> **Goal**:
Exactly repeat the material, dropping every picture from the copy.

> **Data section**:
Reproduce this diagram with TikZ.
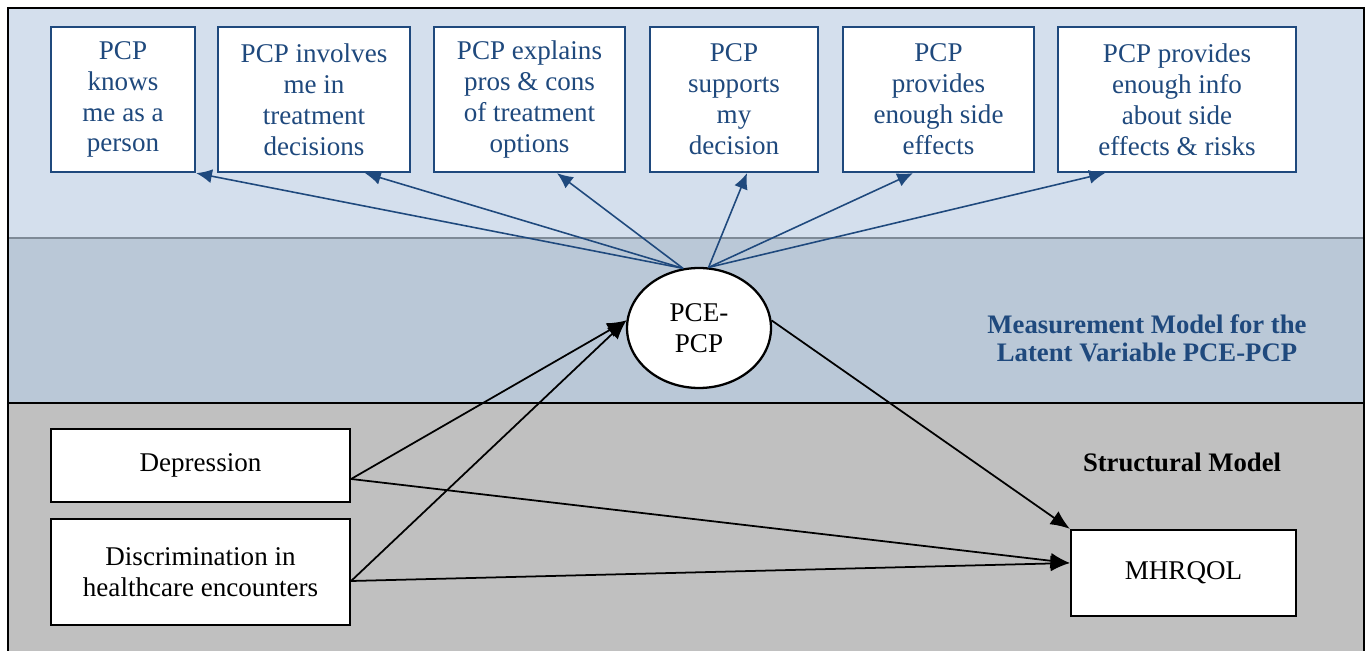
\documentclass[tikz,border=0pt]{standalone}
\usepackage{fontspec}
\setmainfont{Liberation Serif}
\usetikzlibrary{arrows.meta,shapes.geometric}

\definecolor{bandtop}{HTML}{D4DFED}
\definecolor{bandmid}{HTML}{BAC8D7}
\definecolor{bandlow}{HTML}{C0C0C0}
\definecolor{bandline}{HTML}{7E8A97}
\definecolor{pcblue}{HTML}{1F497D}

\newcommand{\itemfont}{\fontsize{15.4}{17.6}\selectfont}
\newcommand{\titlefont}{\fontsize{15.2}{16}\selectfont\bfseries}

\tikzset{
  item/.style={draw=pcblue, line width=1.3pt, fill=white, text=pcblue,
    align=center, minimum height=2.9cm, inner sep=2pt, font=\itemfont},
  var/.style={draw=black, line width=1.3pt, fill=white, align=center,
    inner sep=2pt, font=\itemfont},
  load/.style={draw=pcblue, line width=0.9pt, -{Latex[length=9pt,width=8pt]}},
  effect/.style={draw=black, line width=1pt, -{Latex[length=11pt,width=9pt]}}
}

\begin{document}
\begin{tikzpicture}[x=0.02cm, y=-0.02cm]
\useasboundingbox (0,0) rectangle (1368,651);
\clip (0,0) rectangle (1368,651);

% bands
\fill[white] (0,0) rectangle (1368,651);
\fill[bandtop] (8,8) rectangle (1364,238);
\fill[bandmid] (8,238) rectangle (1364,403);
\fill[bandlow] (8,403) rectangle (1364,660);
\draw[bandline, line width=1.2pt] (8,238) -- (1364,238);
\draw[line width=1pt] (8,403) -- (1364,403);
\draw[line width=1pt] (8,660) -- (8,8) -- (1364,8) -- (1364,660);

% indicators
\node[item, minimum width=2.88cm] (knows) at (123,99.5) {PCP\\knows\\me as a\\person};
\node[item, minimum width=3.84cm] (involves) at (314,99.5) {PCP involves\\me in\\treatment\\decisions};
\node[item, minimum width=3.82cm] (explains) at (529.5,99.5) {PCP explains\\pros \& cons\\of treatment\\options};
\node[item, minimum width=3.36cm] (supports) at (734,99.5) {PCP\\supports\\my\\decision};
\node[item, minimum width=3.82cm] (sidefx) at (938.5,99.5) {PCP\\provides\\enough side\\effects};
\node[item, minimum width=4.76cm] (risks) at (1177,99.5) {PCP provides\\enough info\\about side\\effects \& risks};

% latent variable
\node[var, ellipse, minimum width=2.88cm, minimum height=2.4cm] (pce) at (699,328) {PCE-\\PCP};

% observed variables
\node[var, minimum width=5.98cm, minimum height=1.46cm] (dep) at (200.5,465.5) {Depression};
\node[var, minimum width=5.98cm, minimum height=2.12cm] (disc) at (200.5,572) {Discrimination in\\healthcare encounters};
\node[var, minimum width=4.5cm, minimum height=1.72cm] (mh) at (1183.5,573) {MHRQOL};

% labels
\node[text=pcblue, font=\titlefont, align=center] (mmlabel) at (1147,338)
  {Measurement Model for the\\Latent Variable PCE-PCP};
\node[font=\titlefont] (smlabel) at (1182,462) {Structural Model};

% loadings
\draw[load] (pce.105) -- (knows.south east);
\draw[load] (pce.105) -- ([xshift=1.02cm]involves.south);
\draw[load] (pce.105) -- ([xshift=0.55cm]explains.south);
\draw[load] (pce.81) -- ([xshift=0.26cm]supports.south);
\draw[load] (pce.81) -- ([xshift=-0.51cm]sidefx.south);
\draw[load] (pce.81) -- ([xshift=-1.44cm]risks.south);

% structural paths
\draw[effect] ([yshift=-0.27cm]dep.east) -- (pce.174);
\draw[effect] ([yshift=-0.18cm]disc.east) -- (pce.174);
\draw[effect] ([yshift=-0.27cm]dep.east) -- ([yshift=0.2cm]mh.west);
\draw[effect] ([yshift=-0.18cm]disc.east) -- ([yshift=0.2cm]mh.west);
\draw[effect] (pce.6) -- (mh.north west);
\end{tikzpicture}
\end{document}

> **Solved problem**:
Reproduce this diagram with TikZ.
\documentclass[tikz,border=0pt]{standalone}
\usepackage{fontspec}
\setmainfont{Liberation Serif}
\usetikzlibrary{arrows.meta,shapes.geometric}

\definecolor{bandtop}{HTML}{D4DFED}
\definecolor{bandmid}{HTML}{BAC8D7}
\definecolor{bandlow}{HTML}{C0C0C0}
\definecolor{bandline}{HTML}{7E8A97}
\definecolor{pcblue}{HTML}{1F497D}

\newcommand{\itemfont}{\fontsize{15.4}{17.6}\selectfont}
\newcommand{\titlefont}{\fontsize{15.2}{16}\selectfont\bfseries}

\tikzset{
  item/.style={draw=pcblue, line width=1.3pt, fill=white, text=pcblue,
    align=center, minimum height=2.9cm, inner sep=2pt, font=\itemfont},
  var/.style={draw=black, line width=1.3pt, fill=white, align=center,
    inner sep=2pt, font=\itemfont},
  load/.style={draw=pcblue, line width=0.9pt, -{Latex[length=9pt,width=8pt]}},
  effect/.style={draw=black, line width=1pt, -{Latex[length=11pt,width=9pt]}}
}

\begin{document}
\begin{tikzpicture}[x=0.02cm, y=-0.02cm]
\useasboundingbox (0,0) rectangle (1368,651);
\clip (0,0) rectangle (1368,651);

% bands
\fill[white] (0,0) rectangle (1368,651);
\fill[bandtop] (8,8) rectangle (1364,238);
\fill[bandmid] (8,238) rectangle (1364,403);
\fill[bandlow] (8,403) rectangle (1364,660);
\draw[bandline, line width=1.2pt] (8,238) -- (1364,238);
\draw[line width=1pt] (8,403) -- (1364,403);
\draw[line width=1pt] (8,660) -- (8,8) -- (1364,8) -- (1364,660);

% indicators
\node[item, minimum width=2.88cm] (knows) at (123,99.5) {PCP\\knows\\me as a\\person};
\node[item, minimum width=3.84cm] (involves) at (314,99.5) {PCP involves\\me in\\treatment\\decisions};
\node[item, minimum width=3.82cm] (explains) at (529.5,99.5) {PCP explains\\pros \& cons\\of treatment\\options};
\node[item, minimum width=3.36cm] (supports) at (734,99.5) {PCP\\supports\\my\\decision};
\node[item, minimum width=3.82cm] (sidefx) at (938.5,99.5) {PCP\\provides\\enough side\\effects};
\node[item, minimum width=4.76cm] (risks) at (1177,99.5) {PCP provides\\enough info\\about side\\effects \& risks};

% latent variable
\node[var, ellipse, minimum width=2.88cm, minimum height=2.4cm] (pce) at (699,328) {PCE-\\PCP};

% observed variables
\node[var, minimum width=5.98cm, minimum height=1.46cm] (dep) at (200.5,465.5) {Depression};
\node[var, minimum width=5.98cm, minimum height=2.12cm] (disc) at (200.5,572) {Discrimination in\\healthcare encounters};
\node[var, minimum width=4.5cm, minimum height=1.72cm] (mh) at (1183.5,573) {MHRQOL};

% labels
\node[text=pcblue, font=\titlefont, align=center] (mmlabel) at (1147,338)
  {Measurement Model for the\\Latent Variable PCE-PCP};
\node[font=\titlefont] (smlabel) at (1182,462) {Structural Model};

% loadings
\draw[load] (pce.105) -- (knows.south east);
\draw[load] (pce.105) -- ([xshift=1.02cm]involves.south);
\draw[load] (pce.105) -- ([xshift=0.55cm]explains.south);
\draw[load] (pce.81) -- ([xshift=0.26cm]supports.south);
\draw[load] (pce.81) -- ([xshift=-0.51cm]sidefx.south);
\draw[load] (pce.81) -- ([xshift=-1.44cm]risks.south);

% structural paths
\draw[effect] ([yshift=-0.27cm]dep.east) -- (pce.174);
\draw[effect] ([yshift=-0.18cm]disc.east) -- (pce.174);
\draw[effect] ([yshift=-0.27cm]dep.east) -- ([yshift=0.2cm]mh.west);
\draw[effect] ([yshift=-0.18cm]disc.east) -- ([yshift=0.2cm]mh.west);
\draw[effect] (pce.6) -- (mh.north west);
\end{tikzpicture}
\end{document}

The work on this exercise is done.